Understanding Fourier Transforms I'm trying to understand Fourier Transforms, so I thought I'd try to explain the following in an english sentence, but I can't.
If I bury myself in equations, I can trick myself into understanding the theory, but clearly I don't understand since I can't explain this simple picture (I realize it's not a periodic function, but I was hoping that by fully internalizing the theory, I would be able to explain what's going on in this picture).
I plotted 1000 random sorted integers between 0 and 1000 (in blue) and then plotted the discrete Fourier transform against that (in red). What is the meaning of the resulting graphs? I'm not even sure what the axes are.

 A: You did not choose the easiest function to understand fourier transforms.
I advise you to begin with fourier series, which is applicable for any periodic function (such that its fourier series exists and converges, that includes all periodic continuous functions)

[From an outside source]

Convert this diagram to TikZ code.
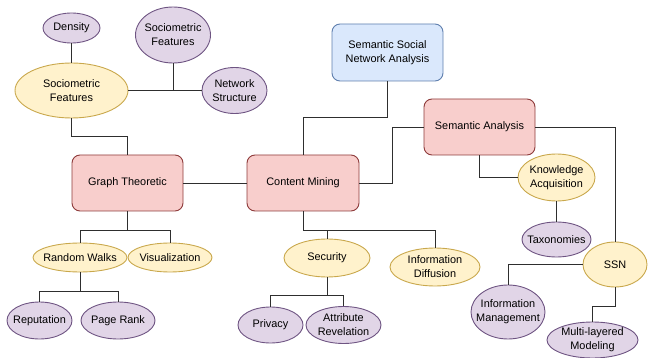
\documentclass[tikz,border=0pt]{standalone}
\usepackage{fontspec}
\setmainfont{Liberation Sans}
\usetikzlibrary{shapes.geometric}
\definecolor{yfill}{HTML}{FFF2CC}
\definecolor{ydraw}{HTML}{C9A84C}
\definecolor{pfill}{HTML}{E1D5E7}
\definecolor{pdraw}{HTML}{6E5482}
\definecolor{rfill}{HTML}{F8CECC}
\definecolor{rdraw}{HTML}{8E3B3B}
\definecolor{bfill}{HTML}{DAE8FC}
\definecolor{bdraw}{HTML}{5F7FAE}
\definecolor{lnc}{HTML}{2E2E2E}
\tikzset{
  lbl/.style={align=center,inner sep=0pt,font=\fontsize{10.9}{13.8}\selectfont,text=black},
  ell/.style={ellipse,inner sep=0pt,line width=0.9pt},
  yel/.style={ell,fill=yfill,draw=ydraw},
  pur/.style={ell,fill=pfill,draw=pdraw},
  rbox/.style={rectangle,rounded corners=8pt,inner sep=0pt,line width=0.9pt,fill=rfill,draw=rdraw,minimum width=111pt,minimum height=56pt,font=\fontsize{10.9}{13.8}\selectfont,align=center},
  bbox/.style={rbox,fill=bfill,draw=bdraw},
  conn/.style={draw=lnc,line width=0.9pt}
}
\begin{document}
\begin{tikzpicture}[x=1pt,y=-1pt]
\useasboundingbox (0,0) rectangle (648,358);
% top-left cluster
\node[pur,minimum width=57pt,minimum height=30pt,label={[lbl]center:Density}] (dens) at (71.5,28) {};
\node[pur,minimum width=75pt,minimum height=56pt,label={[lbl]center:Sociometric\\Features}] (sfp) at (173,35) {};
\node[pur,minimum width=65pt,minimum height=46pt,label={[lbl]center:Network\\Structure}] (ns) at (234.5,90.5) {};
\node[yel,minimum width=113pt,minimum height=55pt,label={[lbl]center:Sociometric\\Features}] (sfy) at (71.5,90.5) {};
% main boxes
\node[rbox] (gt) at (127.5,183) {Graph Theoretic};
\node[rbox,minimum width=112pt] (cm) at (303,183) {Content Mining};
\node[bbox,minimum height=57pt] (ssna) at (387.5,52.5) {Semantic Social\\Network Analysis};
\node[rbox] (sa) at (479.5,127) {Semantic Analysis};
% right cluster
\node[yel,minimum width=77pt,minimum height=47pt,label={[lbl]center:Knowledge\\Acquisition}] (ka) at (556.5,177.5) {};
\node[pur,minimum width=69pt,minimum height=35pt,label={[lbl]center:Taxonomies}] (tax) at (556.5,239.5) {};
\node[yel,minimum width=64pt,minimum height=45pt,label={[lbl]center:SSN}] (ssn) at (615,264.5) {};
\node[pur,minimum width=74pt,minimum height=54pt,label={[lbl]center:Information\\Management}] (im) at (508,312) {};
\node[pur,minimum width=91pt,minimum height=36pt,label={[lbl]center:Multi-layered\\Modeling}] (mlm) at (592.5,340) {};
% graph theoretic children
\node[yel,minimum width=94pt,minimum height=29pt,label={[lbl]center:Random Walks}] (rw) at (80,257.5) {};
\node[yel,minimum width=84pt,minimum height=29pt,label={[lbl]center:Visualization}] (vis) at (170,257.5) {};
\node[pur,minimum width=65pt,minimum height=37pt,label={[lbl]center:Reputation}] (rep) at (39.5,320.5) {};
\node[pur,minimum width=74pt,minimum height=37pt,label={[lbl]center:Page Rank}] (pr) at (118,320.5) {};
% content mining children
\node[yel,minimum width=86pt,minimum height=38pt,label={[lbl]center:Security}] (sec) at (327,258) {};
\node[yel,minimum width=90pt,minimum height=38pt,label={[lbl]center:Information\\Diffusion}] (infd) at (435,267) {};
\node[pur,minimum width=65pt,minimum height=36pt,label={[lbl]center:Privacy}] (priv) at (270.5,325) {};
\node[pur,minimum width=75pt,minimum height=37pt,label={[lbl]center:Attribute\\Revelation}] (attr) at (343.5,325) {};
% connectors
\draw[conn] (dens.south) -- (sfy.north);
\draw[conn] (sfy.east) -- (ns.west);
\draw[conn] (sfp.south) -- (sfp.south |- ns.west);
\draw[conn] (sfy.south) -- ++(0,18) -| (gt.north);
\draw[conn] (gt.east) -- (cm.west);
\draw[conn] (cm.north) -- ++(0,-37) -| (ssna.south);
\draw[conn] (cm.east) -- ++(33,0) |- (sa.west);
\draw[conn] (sa.east) -| (ssn.north);
\draw[conn] (sa.south) |- (ka.west);
\draw[conn] (ka.south) -- (tax.north);
\draw[conn] (ssn.west) -| (im.north);
\draw[conn] (ssn.south) -- ++(0,19) -| (mlm.north);
\draw[conn] (gt.south) -- ++(0,19) -| (rw.north);
\draw[conn] (gt.south) -- ++(0,19) -| (vis.north);
\draw[conn] (rw.south) -- ++(0,19) -| (rep.north);
\draw[conn] (rw.south) -- ++(0,19) -| (pr.north);
\draw[conn] (cm.south) -- ++(0,19) -| (sec.north);
\draw[conn] (cm.south) -- ++(0,19) -| (infd.north);
\draw[conn] (sec.south) -- ++(0,18) -| (priv.north);
\draw[conn] (sec.south) -- ++(0,18) -| (attr.north);
\end{tikzpicture}
\end{document}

Try the fourier transform of a sum of sines.
Then, if you want to, you can calculate the fourier series of a square or triangle function, (it will have an infinite number of non-null points).
Try to sum the first twenty terms of a fourier series (for the triangle function for instance).
Then try some fourier transforms.
A: Lets notice some key aspects of the DFT graph first:
1) It "seems" to be periodic, and unfortunately the original spatial graph does not have slope 1 (i.e. f(x) = x), so the period is not 1000, but instead something around 630?
2) It looks "strongest" around the endpoints.  Because we are dealing with the discrete FT, if it is "strong" at the left end point, it will be strong at the right too.
3) I am not sure why the transformed plot is zero-ed out at $-500,$ this seems off to me.  One would expect the fourier transformed data ${\hat f(n)}$ to be approximately 500 for very small $n.$ Why? Because the mean value of $f(x)$ is $500$.
Now to discuss what these things mean.  The Fourier Transform (Discrete FT) is transforming your spatial function $f(x)$ to a reciporical space function ${\hat f}(n).$  This isn't magic, just look at the dimensions of the units in the transform,
\begin{equation}
{\hat f}(n) = \int f(x) e^{inx} \; dx.
\end{equation}
The exponential must be raised to a dimensionless quantity, so $n$ has the dimensions of $1/$length, if $x$ has dimensions length.  This means the $y$ axis of the transform graph has units proportional to $1/x.$ Also, if $x$ has units of time, then the Fourier space is commonly referred to as frequency space.  In physics, it many times is presented as momentum space.
How to interpret the result: Since variable $n$ can be though of as frequency, the $y$ axis is the relative "strength" of that frequency in your function $f.$  For example, if $f$ was the addition of two sine waves of different frequency, its ${\hat f}$ would have 2 nonzero values corresponding to those two frequencies. The DFT is typically a dirty looking graph, simply because you deal with non-smooth data, but the intepretation is the same.  Your original $f$ can be decomposed (or written as) a combination of low frequency waves, and ${\hat f}$ is telling you how strong those frequencies are present in $f.$
The last point corresponding to (1) above that I wanted to make was the periodicity.  Built into the DFT is the assumption that your data is periodic, with the period of the size of your data.  Meaning if you have $f$ defined on $0< x < 1000,$ the DFT assumes your function repeats after $x$ passes 1000. This is why the DFT graph appears periodic as well.  Generally, it shouldn't be interpreted that there are "really strong" high frequencies in your original $f.$